Source code of charts:
******

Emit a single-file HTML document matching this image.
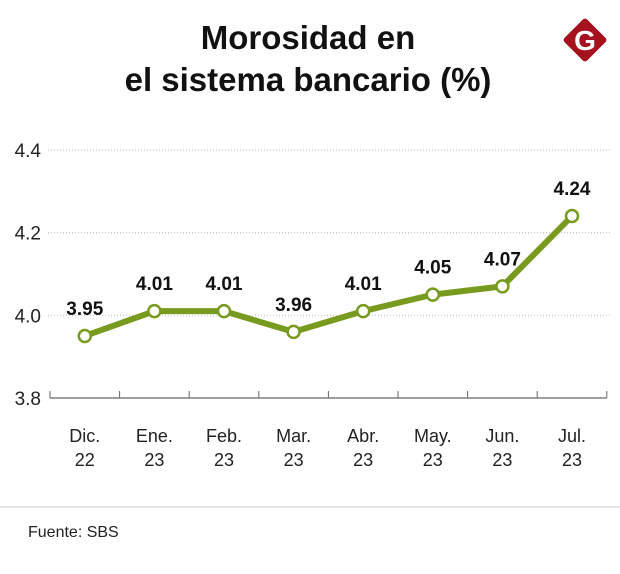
<!DOCTYPE html>
<html><head><meta charset="utf-8"><style>
body{margin:0;background:#fff;width:620px;height:569px;overflow:hidden;font-family:"Liberation Sans",sans-serif}
</style></head><body>
<svg width="620" height="569">
<text x="308" y="49" text-anchor="middle" font-size="33" font-weight="bold" fill="#111">Morosidad en</text>
<text x="308" y="91" text-anchor="middle" font-size="33" font-weight="bold" fill="#111">el sistema bancario (%)</text>
<g>
<rect x="569" y="24" width="32" height="32" rx="3" fill="#a5121e" transform="rotate(45 585 40)"/>
<text x="585" y="50" text-anchor="middle" font-size="28" font-weight="bold" fill="#fff">G</text>
</g>
<g id="grid"></g><g id="axis"></g><g id="series"></g>
<line x1="0" y1="507" x2="620" y2="507" stroke="#ccc"/>
<text x="28" y="537" font-size="16" fill="#222">Fuente: SBS</text>
</svg>
<script>
const categories=["Dic.|22","Ene.|23","Feb.|23","Mar.|23","Abr.|23","May.|23","Jun.|23","Jul.|23"];
const values=[3.95,4.01,4.01,3.96,4.01,4.05,4.07,4.24];
const labels=["3.95","4.01","4.01","3.96","4.01","4.05","4.07","4.24"];
const yTicks=[3.8,4.0,4.2,4.4];
const ns="http://www.w3.org/2000/svg";
const x0=50,step=69.6;
const xs=i=>x0+step*(i+0.5);
const ys=v=>398-(v-3.8)/0.2*82.7;
function mk(t,a,p){const e=document.createElementNS(ns,t);for(const k in a)e.setAttribute(k,a[k]);p.appendChild(e);return e;}
const G=document.getElementById('grid'),A=document.getElementById('axis'),S=document.getElementById('series');
yTicks.forEach(v=>{
 if(v>3.8){const l=mk('line',{x1:48,x2:612,y1:ys(v),y2:ys(v),stroke:'#bbb','stroke-dasharray':'1 2'},G);
 
 }
 const t=mk('text',{x:41,y:ys(v)+7,'text-anchor':'end','font-size':19,fill:'#222'},A);t.textContent=v.toFixed(1);
 
 
});
const ax=mk('line',{x1:x0,x2:x0+step*8,y1:398,y2:398,stroke:'#666','stroke-width':1.2},A);


for(let i=0;i<=categories.length;i++){const tk=mk('line',{x1:x0+step*i,x2:x0+step*i,y1:391,y2:398,stroke:'#666'},A);
 
 }
categories.forEach((c,i)=>{const [a,b]=c.split('|');
 const t=mk('text',{x:xs(i),y:442,'text-anchor':'middle','font-size':18,fill:'#222'},A);
 
 
 mk('tspan',{x:xs(i)},t).textContent=a;
 mk('tspan',{x:xs(i),dy:24},t).textContent=b;});
const pl=mk('polyline',{points:values.map((v,i)=>xs(i)+','+ys(v)).join(' '),fill:'none',stroke:'#789a1e','stroke-width':6,'stroke-linejoin':'round'},S);


values.forEach((v,i)=>{
 const c=mk('circle',{cx:xs(i),cy:ys(v),r:6,fill:'#fff',stroke:'#789a1e','stroke-width':2.5},S);
 
 
 const t=mk('text',{x:xs(i),y:ys(v)-21,'text-anchor':'middle','font-size':19,'font-weight':'bold',fill:'#111'},S);t.textContent=labels[i];
 
 
});
</script>
</body></html>
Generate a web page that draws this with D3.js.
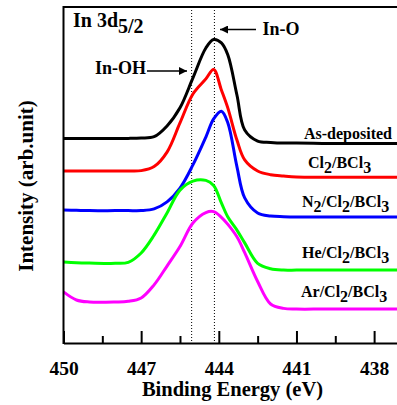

******

▶ **Stated problem**
Exclude the pictures, and transcribe all of the material exactly.

▶ **Output for this task**
Emit a single-file HTML document matching this image.
<!DOCTYPE html>
<html><head><meta charset="utf-8"><style>
body{margin:0;background:#fff;width:620px;height:569px;overflow:hidden;font-family:"Liberation Sans",sans-serif}
</style></head><body>
<svg width="620" height="569">
<text x="308" y="49" text-anchor="middle" font-size="33" font-weight="bold" fill="#111">Morosidad en</text>
<text x="308" y="91" text-anchor="middle" font-size="33" font-weight="bold" fill="#111">el sistema bancario (%)</text>
<g>
<rect x="569" y="24" width="32" height="32" rx="3" fill="#a5121e" transform="rotate(45 585 40)"/>
<text x="585" y="50" text-anchor="middle" font-size="28" font-weight="bold" fill="#fff">G</text>
</g>
<g id="grid"></g><g id="axis"></g><g id="series"></g>
<line x1="0" y1="507" x2="620" y2="507" stroke="#ccc"/>
<text x="28" y="537" font-size="16" fill="#222">Fuente: SBS</text>
</svg>
<script>
const categories=["Dic.|22","Ene.|23","Feb.|23","Mar.|23","Abr.|23","May.|23","Jun.|23","Jul.|23"];
const values=[3.95,4.01,4.01,3.96,4.01,4.05,4.07,4.24];
const labels=["3.95","4.01","4.01","3.96","4.01","4.05","4.07","4.24"];
const yTicks=[3.8,4.0,4.2,4.4];
const ns="http://www.w3.org/2000/svg";
const x0=50,step=69.6;
const xs=i=>x0+step*(i+0.5);
const ys=v=>398-(v-3.8)/0.2*82.7;
function mk(t,a,p){const e=document.createElementNS(ns,t);for(const k in a)e.setAttribute(k,a[k]);p.appendChild(e);return e;}
const G=document.getElementById('grid'),A=document.getElementById('axis'),S=document.getElementById('series');
yTicks.forEach(v=>{
 if(v>3.8){const l=mk('line',{x1:48,x2:612,y1:ys(v),y2:ys(v),stroke:'#bbb','stroke-dasharray':'1 2'},G);
 
 }
 const t=mk('text',{x:41,y:ys(v)+7,'text-anchor':'end','font-size':19,fill:'#222'},A);t.textContent=v.toFixed(1);
 
 
});
const ax=mk('line',{x1:x0,x2:x0+step*8,y1:398,y2:398,stroke:'#666','stroke-width':1.2},A);


for(let i=0;i<=categories.length;i++){const tk=mk('line',{x1:x0+step*i,x2:x0+step*i,y1:391,y2:398,stroke:'#666'},A);
 
 }
categories.forEach((c,i)=>{const [a,b]=c.split('|');
 const t=mk('text',{x:xs(i),y:442,'text-anchor':'middle','font-size':18,fill:'#222'},A);
 
 
 mk('tspan',{x:xs(i)},t).textContent=a;
 mk('tspan',{x:xs(i),dy:24},t).textContent=b;});
const pl=mk('polyline',{points:values.map((v,i)=>xs(i)+','+ys(v)).join(' '),fill:'none',stroke:'#789a1e','stroke-width':6,'stroke-linejoin':'round'},S);


values.forEach((v,i)=>{
 const c=mk('circle',{cx:xs(i),cy:ys(v),r:6,fill:'#fff',stroke:'#789a1e','stroke-width':2.5},S);
 
 
 const t=mk('text',{x:xs(i),y:ys(v)-21,'text-anchor':'middle','font-size':19,'font-weight':'bold',fill:'#111'},S);t.textContent=labels[i];
 
 
});
</script>
</body></html>
Generate a web page that draws this with D3.js.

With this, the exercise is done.